» JOB:
Write out the records beneath this line exactly as they appear, minus any images.
* Begin RECORDS SHOWN *
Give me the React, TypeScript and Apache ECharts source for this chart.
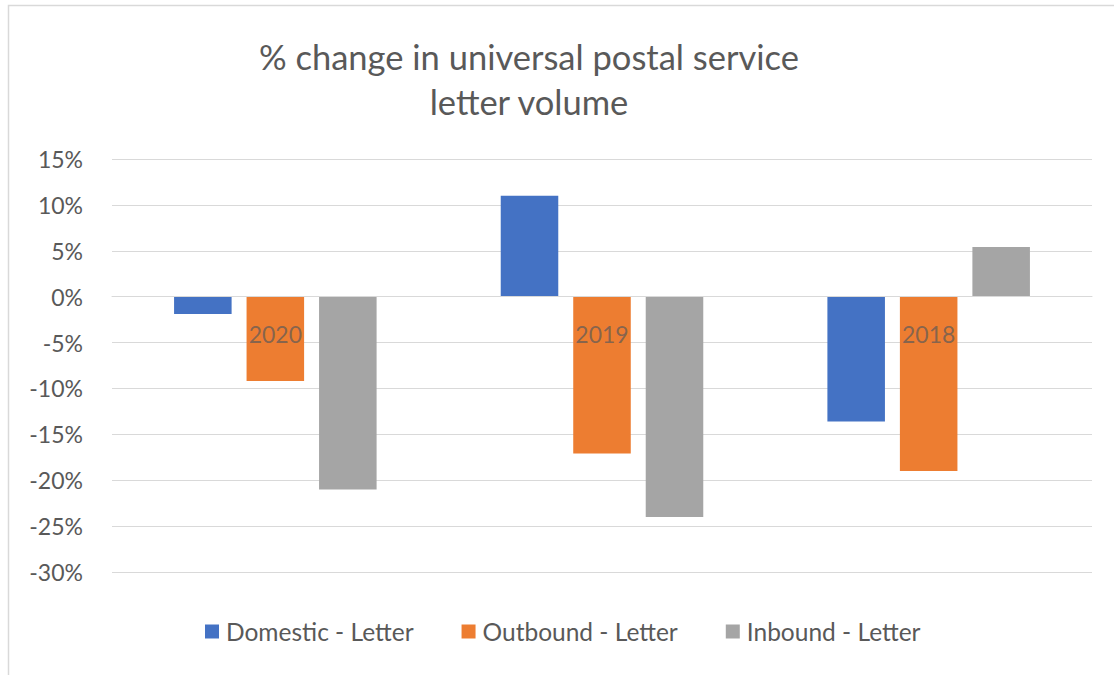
import React, { useEffect, useRef } from "react";
import * as echarts from "echarts";

const categories = ["2020", "2019", "2018"];
const domestic = [-1.9, 11.0, -13.6];
const outbound = [-9.2, -17.1, -19.0];
const inbound = [-21.0, -24.0, 5.4];
const seriesNames = ["Domestic - Letter", "Outbound - Letter", "Inbound - Letter"];
const colors = ["#4472C4", "#ED7D31", "#A5A5A5"];
const titleLines = ["% change in universal postal service", "letter volume"];

const FONT = "Lato, 'Open Sans', sans-serif";

export default function App() {
  const ref = useRef<HTMLDivElement>(null);
  useEffect(() => {
    if (!ref.current) return;
    const chart = echarts.init(ref.current, undefined, { renderer: "svg" });
    const data = [domestic, outbound, inbound];
    const gridTop = 159;
    const gridBottom = 103;
    const gridH = 675 - gridTop - gridBottom;
    const zeroFromBottom = (gridH * 30) / 45;
    chart.setOption({
      animation: false,
      backgroundColor: "#ffffff",
      textStyle: { fontFamily: FONT },
      title: {
        text: titleLines.join("\n"),
        left: 524,
        top: 29,
        textAlign: "center",
        textStyle: {
          fontFamily: FONT,
          fontSize: 34.5,
          fontWeight: "normal",
          color: "#595959",
          lineHeight: 45,
        },
      },
      graphic: [
        {
          type: "rect",
          shape: { x: 8.5, y: 5.5, width: 1200, height: 700 },
          style: { fill: "none", stroke: "#d9d9d9", lineWidth: 1.5 },
          silent: true,
          z: -1,
        },
      ],
      legend: {
        top: 614,
        left: 200,
        itemWidth: 14,
        itemHeight: 14,
        itemGap: 48,
        icon: "rect",
        textStyle: { fontFamily: FONT, fontSize: 24.5, color: "#595959", padding: [0, 0, 0, 2] },
        data: seriesNames,
      },
      grid: { left: 112, right: 22, top: gridTop, bottom: gridBottom, containLabel: false },
      xAxis: {
        type: "category",
        data: categories,
        z: 5,
        position: "bottom",
        offset: -zeroFromBottom,
        axisLine: { onZero: false, lineStyle: { color: "#d9d9d9" } },
        axisTick: { show: false },
        axisLabel: {
          fontFamily: FONT,
          fontSize: 23,
          color: "rgba(89,89,89,0.7)",
          margin: 26,
        },
      },
      yAxis: {
        type: "value",
        min: -30,
        max: 15,
        interval: 5,
        axisLine: { show: false },
        axisTick: { show: false },
        axisLabel: {
          fontFamily: FONT,
          fontSize: 23,
          color: "#595959",
          margin: 29,
          formatter: (v: number) => `${v}%`,
        },
        splitLine: { lineStyle: { color: "#d9d9d9", width: 1 } },
      },
      series: seriesNames.map((name, i) => ({
        name,
        type: "bar",
        data: data[i],
        itemStyle: { color: colors[i] },
        barGap: "26%",
        barCategoryGap: "38%",
      })),
    });
    return () => chart.dispose();
  }, []);
  return (
    <div
      ref={ref}
      style={{ position: "fixed", left: 0, top: 0, width: 1114, height: 675 }}
    />
  );
}
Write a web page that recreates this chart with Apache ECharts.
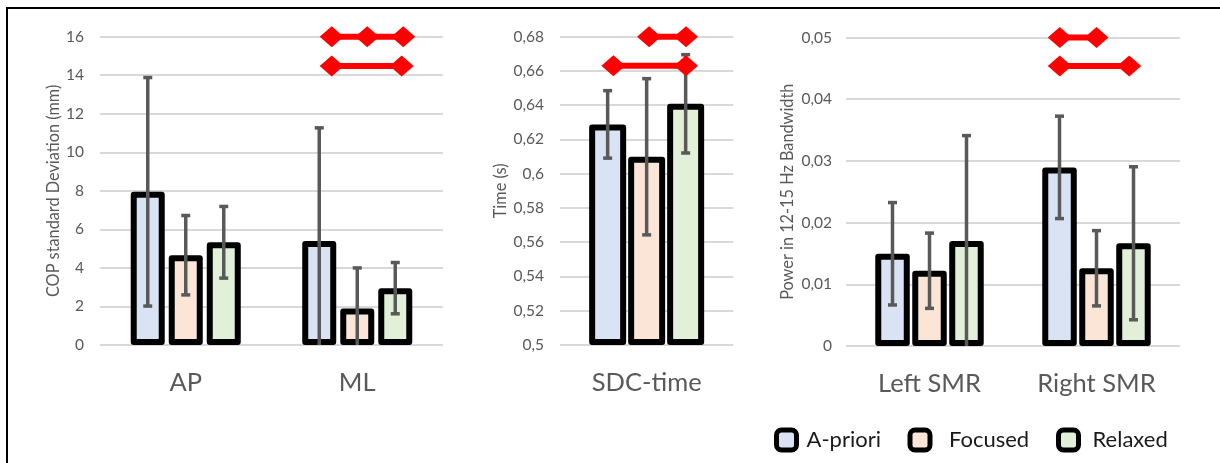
* End RECORDS SHOWN *
» ANSWER TO THIS EXERCISE:
Give me the React, TypeScript and Apache ECharts source for this chart.
import React, { useEffect, useRef } from "react";
import * as echarts from "echarts";

const categories = ["2020", "2019", "2018"];
const domestic = [-1.9, 11.0, -13.6];
const outbound = [-9.2, -17.1, -19.0];
const inbound = [-21.0, -24.0, 5.4];
const seriesNames = ["Domestic - Letter", "Outbound - Letter", "Inbound - Letter"];
const colors = ["#4472C4", "#ED7D31", "#A5A5A5"];
const titleLines = ["% change in universal postal service", "letter volume"];

const FONT = "Lato, 'Open Sans', sans-serif";

export default function App() {
  const ref = useRef<HTMLDivElement>(null);
  useEffect(() => {
    if (!ref.current) return;
    const chart = echarts.init(ref.current, undefined, { renderer: "svg" });
    const data = [domestic, outbound, inbound];
    const gridTop = 159;
    const gridBottom = 103;
    const gridH = 675 - gridTop - gridBottom;
    const zeroFromBottom = (gridH * 30) / 45;
    chart.setOption({
      animation: false,
      backgroundColor: "#ffffff",
      textStyle: { fontFamily: FONT },
      title: {
        text: titleLines.join("\n"),
        left: 524,
        top: 29,
        textAlign: "center",
        textStyle: {
          fontFamily: FONT,
          fontSize: 34.5,
          fontWeight: "normal",
          color: "#595959",
          lineHeight: 45,
        },
      },
      graphic: [
        {
          type: "rect",
          shape: { x: 8.5, y: 5.5, width: 1200, height: 700 },
          style: { fill: "none", stroke: "#d9d9d9", lineWidth: 1.5 },
          silent: true,
          z: -1,
        },
      ],
      legend: {
        top: 614,
        left: 200,
        itemWidth: 14,
        itemHeight: 14,
        itemGap: 48,
        icon: "rect",
        textStyle: { fontFamily: FONT, fontSize: 24.5, color: "#595959", padding: [0, 0, 0, 2] },
        data: seriesNames,
      },
      grid: { left: 112, right: 22, top: gridTop, bottom: gridBottom, containLabel: false },
      xAxis: {
        type: "category",
        data: categories,
        z: 5,
        position: "bottom",
        offset: -zeroFromBottom,
        axisLine: { onZero: false, lineStyle: { color: "#d9d9d9" } },
        axisTick: { show: false },
        axisLabel: {
          fontFamily: FONT,
          fontSize: 23,
          color: "rgba(89,89,89,0.7)",
          margin: 26,
        },
      },
      yAxis: {
        type: "value",
        min: -30,
        max: 15,
        interval: 5,
        axisLine: { show: false },
        axisTick: { show: false },
        axisLabel: {
          fontFamily: FONT,
          fontSize: 23,
          color: "#595959",
          margin: 29,
          formatter: (v: number) => `${v}%`,
        },
        splitLine: { lineStyle: { color: "#d9d9d9", width: 1 } },
      },
      series: seriesNames.map((name, i) => ({
        name,
        type: "bar",
        data: data[i],
        itemStyle: { color: colors[i] },
        barGap: "26%",
        barCategoryGap: "38%",
      })),
    });
    return () => chart.dispose();
  }, []);
  return (
    <div
      ref={ref}
      style={{ position: "fixed", left: 0, top: 0, width: 1114, height: 675 }}
    />
  );
}
Write a web page that recreates this chart with Apache ECharts.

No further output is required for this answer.